──────── RAW DATA ────────
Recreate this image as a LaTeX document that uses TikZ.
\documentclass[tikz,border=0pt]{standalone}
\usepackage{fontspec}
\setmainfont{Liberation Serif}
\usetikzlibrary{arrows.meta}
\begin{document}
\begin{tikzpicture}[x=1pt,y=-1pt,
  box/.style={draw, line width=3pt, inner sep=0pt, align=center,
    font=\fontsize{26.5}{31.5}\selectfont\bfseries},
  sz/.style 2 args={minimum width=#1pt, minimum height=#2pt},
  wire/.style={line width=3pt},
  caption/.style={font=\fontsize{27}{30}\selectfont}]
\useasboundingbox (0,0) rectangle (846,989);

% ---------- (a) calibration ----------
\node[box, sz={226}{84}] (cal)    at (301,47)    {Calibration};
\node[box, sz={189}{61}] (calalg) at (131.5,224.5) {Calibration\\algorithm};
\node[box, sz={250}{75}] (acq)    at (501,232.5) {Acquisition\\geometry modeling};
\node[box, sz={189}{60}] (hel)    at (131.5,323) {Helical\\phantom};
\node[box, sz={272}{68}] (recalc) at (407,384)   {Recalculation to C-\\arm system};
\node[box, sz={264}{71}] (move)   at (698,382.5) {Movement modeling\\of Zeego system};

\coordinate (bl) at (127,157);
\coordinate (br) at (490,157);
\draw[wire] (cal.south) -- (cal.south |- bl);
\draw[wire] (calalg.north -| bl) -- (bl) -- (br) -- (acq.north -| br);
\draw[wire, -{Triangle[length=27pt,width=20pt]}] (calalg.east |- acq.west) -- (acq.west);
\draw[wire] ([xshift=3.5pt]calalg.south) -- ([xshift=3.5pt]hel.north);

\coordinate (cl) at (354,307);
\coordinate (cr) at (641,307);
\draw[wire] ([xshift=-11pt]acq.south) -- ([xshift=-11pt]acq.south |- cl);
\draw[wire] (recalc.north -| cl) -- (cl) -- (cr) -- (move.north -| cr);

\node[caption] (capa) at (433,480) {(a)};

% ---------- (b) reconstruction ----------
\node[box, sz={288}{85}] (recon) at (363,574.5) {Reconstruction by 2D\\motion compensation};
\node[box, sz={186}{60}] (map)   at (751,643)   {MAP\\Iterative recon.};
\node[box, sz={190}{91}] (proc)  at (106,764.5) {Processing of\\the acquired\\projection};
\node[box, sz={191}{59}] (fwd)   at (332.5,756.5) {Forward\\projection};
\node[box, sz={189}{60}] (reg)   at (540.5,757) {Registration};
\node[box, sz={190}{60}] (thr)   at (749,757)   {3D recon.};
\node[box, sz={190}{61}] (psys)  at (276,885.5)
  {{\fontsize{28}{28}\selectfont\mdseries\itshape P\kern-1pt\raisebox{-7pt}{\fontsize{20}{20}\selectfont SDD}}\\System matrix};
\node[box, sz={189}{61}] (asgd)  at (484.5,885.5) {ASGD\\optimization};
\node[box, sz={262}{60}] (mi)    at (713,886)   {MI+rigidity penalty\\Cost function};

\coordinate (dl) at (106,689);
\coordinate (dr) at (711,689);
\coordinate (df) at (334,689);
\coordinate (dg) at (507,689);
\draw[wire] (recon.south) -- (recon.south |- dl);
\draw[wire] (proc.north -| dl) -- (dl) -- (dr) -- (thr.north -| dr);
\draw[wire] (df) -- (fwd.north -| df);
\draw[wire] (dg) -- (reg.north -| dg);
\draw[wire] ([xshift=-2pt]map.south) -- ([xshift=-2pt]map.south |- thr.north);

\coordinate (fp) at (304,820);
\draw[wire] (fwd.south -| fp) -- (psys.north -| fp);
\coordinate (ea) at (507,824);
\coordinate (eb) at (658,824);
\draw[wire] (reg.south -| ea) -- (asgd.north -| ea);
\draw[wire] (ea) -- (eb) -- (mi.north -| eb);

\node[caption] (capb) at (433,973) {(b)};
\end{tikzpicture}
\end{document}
────────
*PROBLEM DESCRIPTION:* What are the exact lines from the beginning of the material through the line containing "(capa) at (433,480)"? Write out those lines alone.

*EXERCISE RESULT:*
Recreate this image as a LaTeX document that uses TikZ.
\documentclass[tikz,border=0pt]{standalone}
\usepackage{fontspec}
\setmainfont{Liberation Serif}
\usetikzlibrary{arrows.meta}
\begin{document}
\begin{tikzpicture}[x=1pt,y=-1pt,
  box/.style={draw, line width=3pt, inner sep=0pt, align=center,
    font=\fontsize{26.5}{31.5}\selectfont\bfseries},
  sz/.style 2 args={minimum width=#1pt, minimum height=#2pt},
  wire/.style={line width=3pt},
  caption/.style={font=\fontsize{27}{30}\selectfont}]
\useasboundingbox (0,0) rectangle (846,989);

% ---------- (a) calibration ----------
\node[box, sz={226}{84}] (cal)    at (301,47)    {Calibration};
\node[box, sz={189}{61}] (calalg) at (131.5,224.5) {Calibration\\algorithm};
\node[box, sz={250}{75}] (acq)    at (501,232.5) {Acquisition\\geometry modeling};
\node[box, sz={189}{60}] (hel)    at (131.5,323) {Helical\\phantom};
\node[box, sz={272}{68}] (recalc) at (407,384)   {Recalculation to C-\\arm system};
\node[box, sz={264}{71}] (move)   at (698,382.5) {Movement modeling\\of Zeego system};

\coordinate (bl) at (127,157);
\coordinate (br) at (490,157);
\draw[wire] (cal.south) -- (cal.south |- bl);
\draw[wire] (calalg.north -| bl) -- (bl) -- (br) -- (acq.north -| br);
\draw[wire, -{Triangle[length=27pt,width=20pt]}] (calalg.east |- acq.west) -- (acq.west);
\draw[wire] ([xshift=3.5pt]calalg.south) -- ([xshift=3.5pt]hel.north);

\coordinate (cl) at (354,307);
\coordinate (cr) at (641,307);
\draw[wire] ([xshift=-11pt]acq.south) -- ([xshift=-11pt]acq.south |- cl);
\draw[wire] (recalc.north -| cl) -- (cl) -- (cr) -- (move.north -| cr);

\node[caption] (capa) at (433,480) {(a)};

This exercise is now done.